- [Required task] Find the lines in these entries that include the word "this" and state how many there are, with no other words.

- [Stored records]
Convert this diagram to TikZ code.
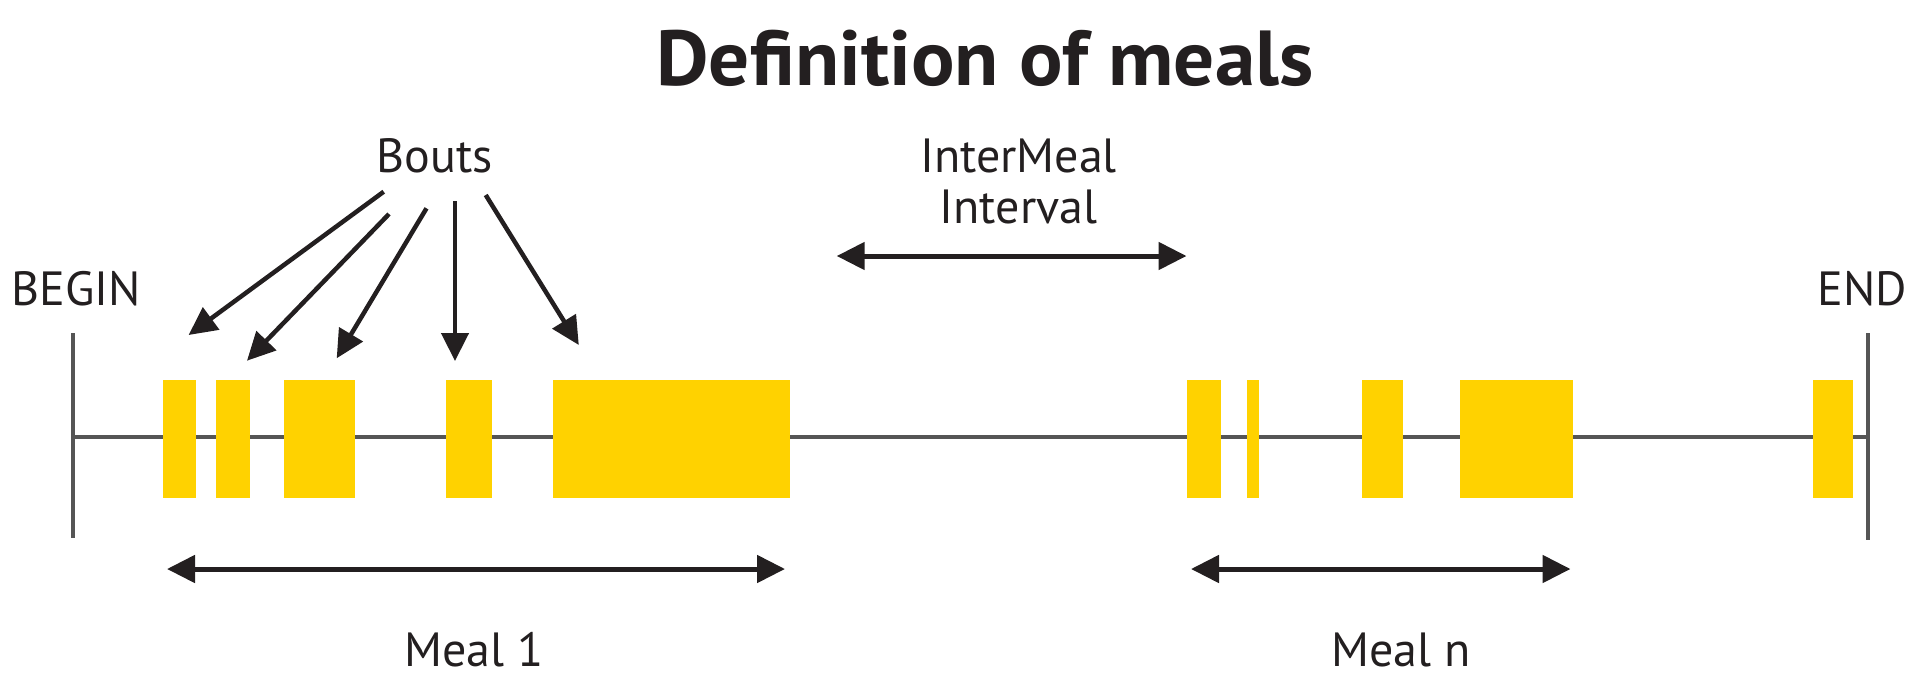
\documentclass[tikz,border=0pt]{standalone}
\usepackage{fontspec}
\setmainfont{PT Sans}
\usetikzlibrary{arrows.meta}
\definecolor{ink}{HTML}{231F20}
\definecolor{boutfill}{HTML}{FFD200}
\definecolor{axis}{HTML}{555555}
\tikzset{
  x=1pt, y=-1pt,
  lbl/.style={font=\fontsize{48}{52}\selectfont, text=ink, inner sep=0pt, anchor=base},
  ttl/.style={font=\fontsize{78}{82}\selectfont\bfseries, text=ink, inner sep=0pt, anchor=base, xscale=1.04},
  bout/.style={fill=boutfill, draw=none, inner sep=0pt, minimum height=118pt, anchor=north west},
  axisline/.style={draw=axis, line width=4pt},
  ptr/.style={draw=ink, line width=4.5pt, -{Triangle[length=28pt, width=27pt]}},
  span/.style={draw=ink, line width=5pt, {Triangle[length=28pt, width=27pt]}-{Triangle[length=28pt, width=27pt]}}
}
\begin{document}
\begin{tikzpicture}
\useasboundingbox (0,0) rectangle (1920,697);
% title
\node[ttl] (title) at (985,85) {Definition of meals};
% axis
\coordinate (bt) at (72.5,333);
\coordinate (bb) at (72.5,538);
\coordinate (et) at (1868,333);
\coordinate (eb) at (1868,540);
\coordinate (al) at (72.5,437);
\coordinate (ar) at (1870,437);
\draw[axisline] (al) -- (ar);
\draw[axisline] (bt) -- (bb);
\draw[axisline] (et) -- (eb);
% bouts
\node[bout, minimum width=33.5pt] (b1) at (162.4,380) {};
\node[bout, minimum width=34.3pt] (b2) at (215.5,380) {};
\node[bout, minimum width=71pt] (b3) at (283.3,380) {};
\node[bout, minimum width=45.7pt] (b4) at (445.7,380) {};
\node[bout, minimum width=237pt] (b5) at (553,380) {};
\node[bout, minimum width=34.2pt] (b6) at (1186.8,380) {};
\node[bout, minimum width=11.5pt] (b7) at (1246.8,380) {};
\node[bout, minimum width=41pt] (b8) at (1362,380) {};
\node[bout, minimum width=113pt] (b9) at (1459.5,380) {};
\node[bout, minimum width=40.5pt] (b10) at (1812.5,380) {};
% labels
\node[lbl] (begin) at (76.5,305) {BEGIN};
\node[lbl] (end) at (1862.5,305) {END};
\node[lbl] (bouts) at (434.7,172) {Bouts};
\node[lbl] (im1) at (1018.5,172) {InterMeal};
\node[lbl] (im2) at (1018.5,223) {Interval};
\node[lbl] (meal1) at (474,666) {Meal 1};
\node[lbl] (mealn) at (1401,666) {Meal n};
% bout pointers
\coordinate (s1) at (383.7,191.7); \coordinate (t1) at (188.6,335);
\coordinate (s2) at (389,214);     \coordinate (t2) at (247,360.7);
\coordinate (s3) at (426.5,208.3); \coordinate (t3) at (336.7,358.3);
\coordinate (s4) at (455,201);     \coordinate (t4) at (455,361);
\coordinate (s5) at (485.7,195);   \coordinate (t5) at (578.8,345);
\draw[ptr] (s1) -- (t1);
\draw[ptr] (s2) -- (t2);
\draw[ptr] (s3) -- (t3);
\draw[ptr] (s4) -- (t4);
\draw[ptr] (s5) -- (t5);
% spans
\coordinate (iml) at (836.7,256); \coordinate (imr) at (1186.5,256);
\coordinate (m1l) at (167,569);   \coordinate (m1r) at (785,569);
\coordinate (mnl) at (1191,569);  \coordinate (mnr) at (1570.5,569);
\draw[span] (iml) -- (imr);
\draw[span] (m1l) -- (m1r);
\draw[span] (mnl) -- (mnr);
\end{tikzpicture}
\end{document}
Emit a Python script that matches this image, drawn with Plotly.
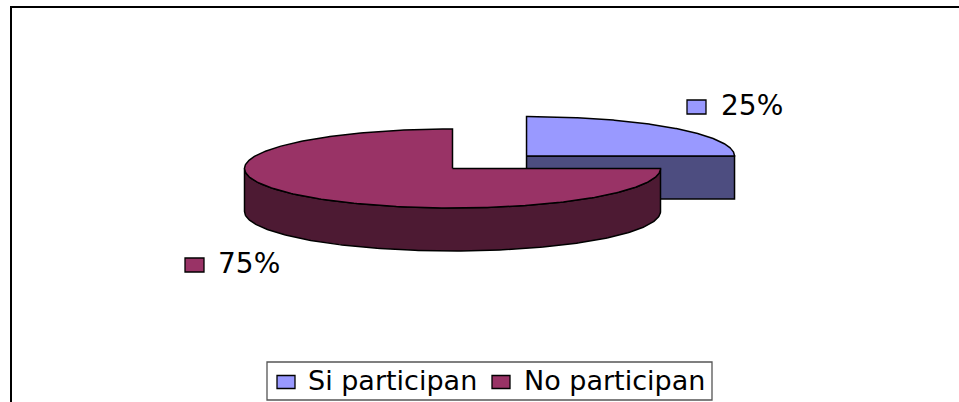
import numpy as np
import plotly.graph_objects as go

# ---- data ----
labels = ["Si participan", "No participan"]
values = [25, 75]
explode = [1.0, 0.0]

# ---- style ----
top_colors = ["#9999FF", "#993366"]
side_colors = ["#4D4D80", "#4D1A33"]
W, H = 959, 402
CX, CY = 452.5, 168.5          # pie centre (pixels)
RX, RY = 208.0, 39.5           # ellipse radii of top face
DEPTH = 43.0                   # thickness of the pie
EX, EY = 104.7, 17.7           # explode offset scale
FONT = "DejaVu Sans"
FS_LABEL = 28
FS_LEG = 27
label_pos = [(687, 100, 719), (185, 258, 216)]   # (square x, square y, text x) per slice
label_sq = (19, 14)

total = float(sum(values))
fracs = [v / total for v in values]
pct_text = [f"{f*100:.0f}%" for f in fracs]

fig = go.Figure()


def rim(theta, cx, cy, dz=0.0):
    return cx + RX * np.sin(theta), cy - RY * np.cos(theta) + dz


def add_poly(xs, ys, color):
    fig.add_trace(go.Scatter(x=list(xs), y=list(ys), mode="lines", fill="toself",
                             fillcolor=color, line=dict(color="black", width=1.5),
                             hoverinfo="skip", showlegend=False))


# slice geometry
slices = []
start = 0.0
for i, f in enumerate(fracs):
    a0 = start
    a1 = start + f * 2 * np.pi
    mid = (a0 + a1) / 2
    cx = CX + explode[i] * EX * np.sin(mid)
    cy = CY - explode[i] * EY * np.cos(mid)
    slices.append((i, a0, a1, mid, cx, cy))
    start = a1

# draw back-to-front
for i, a0, a1, mid, cx, cy in sorted(slices, key=lambda s: -np.cos(s[3])):
    # radial cut faces
    for a, visible in ((a0, np.sin(a0) < -1e-9), (a1, np.sin(a1) > 1e-9)):
        if visible:
            px, py = rim(a, cx, cy)
            add_poly([cx, px, px, cx, cx], [cy, py, py + DEPTH, cy + DEPTH, cy], side_colors[i])
    # outer curved side (front half: pi/2 .. 3pi/2)
    s0 = max(a0, np.pi / 2)
    s1 = min(a1, 3 * np.pi / 2)
    if s1 > s0:
        t = np.linspace(s0, s1, 200)
        tx, ty = rim(t, cx, cy)
        bx, by = rim(t[::-1], cx, cy, DEPTH)
        add_poly(np.concatenate([tx, bx, tx[:1]]), np.concatenate([ty, by, ty[:1]]), side_colors[i])
    # top face
    t = np.linspace(a0, a1, 300)
    tx, ty = rim(t, cx, cy)
    add_poly(np.concatenate([[cx], tx, [cx]]), np.concatenate([[cy], ty, [cy]]), top_colors[i])

shapes = []
annotations = []
# data labels
for i, (sx, sy, txx) in enumerate(label_pos):
    shapes.append(dict(type="rect", xref="x", yref="y", x0=sx, x1=sx + label_sq[0],
                       y0=sy, y1=sy + label_sq[1], fillcolor=top_colors[i],
                       line=dict(color="black", width=1.3)))
    annotations.append(dict(x=txx, y=sy + label_sq[1] / 2 - 1.5, xref="x", yref="y",
                            text=pct_text[i], showarrow=False, xanchor="left",
                            yanchor="middle", font=dict(family=FONT, size=FS_LABEL, color="black")))

# legend
leg_box = (267, 362, 712, 400)
leg_items = [(277, 306), (492, 522)]
shapes.append(dict(type="rect", xref="x", yref="y", x0=leg_box[0], y0=leg_box[1],
                   x1=leg_box[2], y1=leg_box[3], line=dict(color="#555555", width=1.3),
                   fillcolor="rgba(0,0,0,0)"))
for i, (sx, txx) in enumerate(leg_items):
    shapes.append(dict(type="rect", xref="x", yref="y", x0=sx, x1=sx + 18,
                       y0=375.5, y1=388.5, fillcolor=top_colors[i],
                       line=dict(color="black", width=1.3)))
    annotations.append(dict(x=txx, y=380.5, xref="x", yref="y", text=labels[i],
                            showarrow=False, xanchor="left", yanchor="middle",
                            font=dict(family=FONT, size=FS_LEG, color="black")))

# outer chart border (extends beyond the visible area)
shapes.append(dict(type="rect", xref="x", yref="y", x0=11, y0=7, x1=1100, y1=600,
                   line=dict(color="black", width=2), fillcolor="rgba(0,0,0,0)"))

fig.update_layout(
    width=W, height=H, autosize=False,
    margin=dict(l=0, r=0, t=0, b=0),
    paper_bgcolor="white", plot_bgcolor="white",
    xaxis=dict(range=[0, W], visible=False, fixedrange=True),
    yaxis=dict(range=[H, 0], visible=False, fixedrange=True),
    shapes=shapes, annotations=annotations, showlegend=False,
)

fig.write_html("out.html")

- [Answer below] 2